Innovation need of the hour
Updated: 2012-04-27 08:47
By Zhang Yongjin (China Daily)
Cultural, scientific, technological imagination hold key to China's space dreams
Looking back at the five decades of man in space, there are two contrasting developments that may prove to be of particular significance for future endeavors.
In August, one month after the space shuttle Atlantis flew its last mission, the NASA pulled the plug on its 30-year space shuttle program.
In September, China successfully launched Tiangong-1, an unmanned space laboratory module. In November, the Shenzhou VIII spacecraft successfully docked with the Tiangong-1 module.
While the NASA decision has grounded the space ambitions of the United States, the Tiangong-1 mission can be seen as a take-off point for China's space dreams.
Over the last decade, China's space program has seen a number of accomplishments and breakthroughs. The successful launch of the Shenzhou V spacecraft in 2003 made China the third nation, after the former Soviet Union and the US, with independent capability to put man in space.
Chang'e-1 and Chang'e-2, the two unmanned moon orbiters launched successfully in 2007 and 2010, signaled the completion of the first phase of the ambitious Chinese Lunar Exploration Program (CLEP), whose final goal is to achieve a lunar landing, putting Chinese astronauts on the moon and returning them safely back to Earth, possibly by around 2030.
The construction of China's own global navigation system, Beidou, which is scheduled to provide satellite navigation services to customers in the Asia-Pacific in 2012, and become fully global by 2020, is another case in point.
The Tiangong-1 module was launched as a platform to help Chinese scientists master the rendezvous and docking (RVD) technologies and marked the beginning of China's multiphase program to construct a large space laboratory station of its own by 2020.
China's achievements are truly commendable, considering that there are hardly any alliances between China and the US on space programs.
Much of China's space capabilities were shaped by the 863 Program and later by Project 921. What was similar to both programs was the added importance given to scientific and technological innovation.
Most of China's space ambitions are outlined in the white paper China's Space Activities in 2011. It articulates a clear purpose for space exploration, outlines an effective five-year plan for the space industry development (2012-17), and specifies the multiple economic and social benefits for the nation.
The launch of the manned Shenzhou-IX spacecraft, which will transport the first Chinese astronauts to work in the Tiangong-1 module for setting up China's space station, is another indicator of the space goals.
All of these may give rise to the question: what is it that drives China in space?
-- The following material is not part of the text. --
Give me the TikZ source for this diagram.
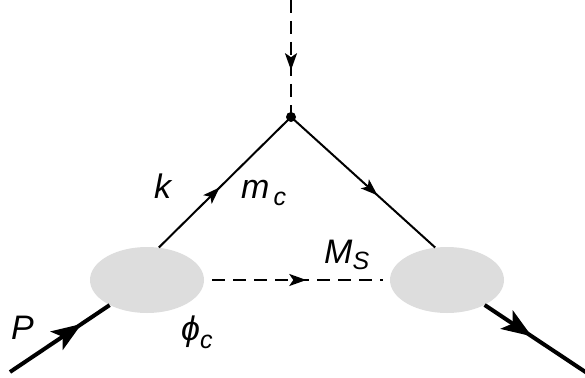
\documentclass[tikz,border=0pt]{standalone}
\usepackage{fontspec}
\setmainfont{Liberation Sans}
\usetikzlibrary{arrows.meta,decorations.markings,shapes.geometric}
\begin{document}
\begin{tikzpicture}[x=1pt,y=-1pt,
  blob/.style={ellipse,fill=blobgray,draw=none,inner sep=0pt,minimum width=114pt,minimum height=66pt},
  thin/.style={line width=2pt},
  thick/.style={line width=4pt},
  dashline/.style={line width=2pt,dash pattern=on 13pt off 8pt},
  midarrow/.style={postaction={decorate},decoration={markings,mark=at position #1 with {\arrow{Stealth[length=17pt,width=12pt,inset=4pt]}}}},
  bigarrow/.style={postaction={decorate},decoration={markings,mark=at position #1 with {\arrow{Stealth[length=30pt,width=22pt,inset=7pt]}}}},
  lab/.style={inner sep=0pt,anchor=base west,font=\fontsize{34}{40}\selectfont\itshape},
  dot/.style={circle,fill=black,inner sep=0pt,minimum size=10pt}
]
\definecolor{blobgray}{RGB}{221,221,221}
\useasboundingbox (0,0) rectangle (585,377);
\node[blob] (L) at (147,280) {};
\node[blob] (R) at (447,280) {};
\node[dot] (V) at (291,117) {};
\coordinate (T) at (291,0);
\coordinate (Pin) at (10,372);
\coordinate (Pout) at (587,373);
% connectors
\draw[dashline,midarrow=0.6] (T) -- (V.center);
\draw[thin,midarrow=0.46] (L.70) -- (V.center);
\draw[thin,midarrow=0.6] (V.center) -- (R.110);
\draw[dashline,midarrow=0.55,shorten <=8pt,shorten >=7pt] (L.east) -- (R.west);
\draw[thick,bigarrow=0.72] (Pin) -- (L);
\draw[thick,bigarrow=0.46] (R) -- (Pout);
% labels
\node[lab] (k) at (154,198) {k};
\node[lab] (m) at (241,198) {m\raisebox{-7pt}{\fontsize{25}{30}\selectfont\,c}};
\node[lab] (P) at (11,339) {P};
\node[lab] (phi) at (181,340) {ϕ\raisebox{-8pt}{\fontsize{25}{30}\selectfont c}};
\node[lab] (M) at (324,263) {M\raisebox{-6pt}{\fontsize{25}{30}\selectfont S}};
\end{tikzpicture}
\end{document}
The answer to this is scientific and technological innovation, now defined as the fundamental driver for economic and social development in China.
One can never overstate the pivotal place that China's space program occupies in China's National Innovation System (NIS).
This should be further considered in the context of the government vision to transform China into an innovative nation by 2020, and to become the world leader in science and technology by 2050.
Admittedly, in terms of space science and technology, China lags considerably behind the two major space-faring nations, the US and Russia, which have had decades of headstart.
Unlike a decade ago, China now has the ability to mobilize sufficient resources and also the required technological and engineering capabilities along with a robust industrial and scientific infrastructure to shape its space dreams.
It is also important to remember that most of the ground-breaking innovations in space science and technology have always been stimulated and limited by imagination, be it cultural, scientific or technological.
By the same token, it is the cultural, scientific and technological imagination that will ultimately determine the success (or failure) of China, as a space-faring nation and its contributions to space exploration.
The author is professor of international politics at the School of Sociology, Politics and International Studies, University of Bristol.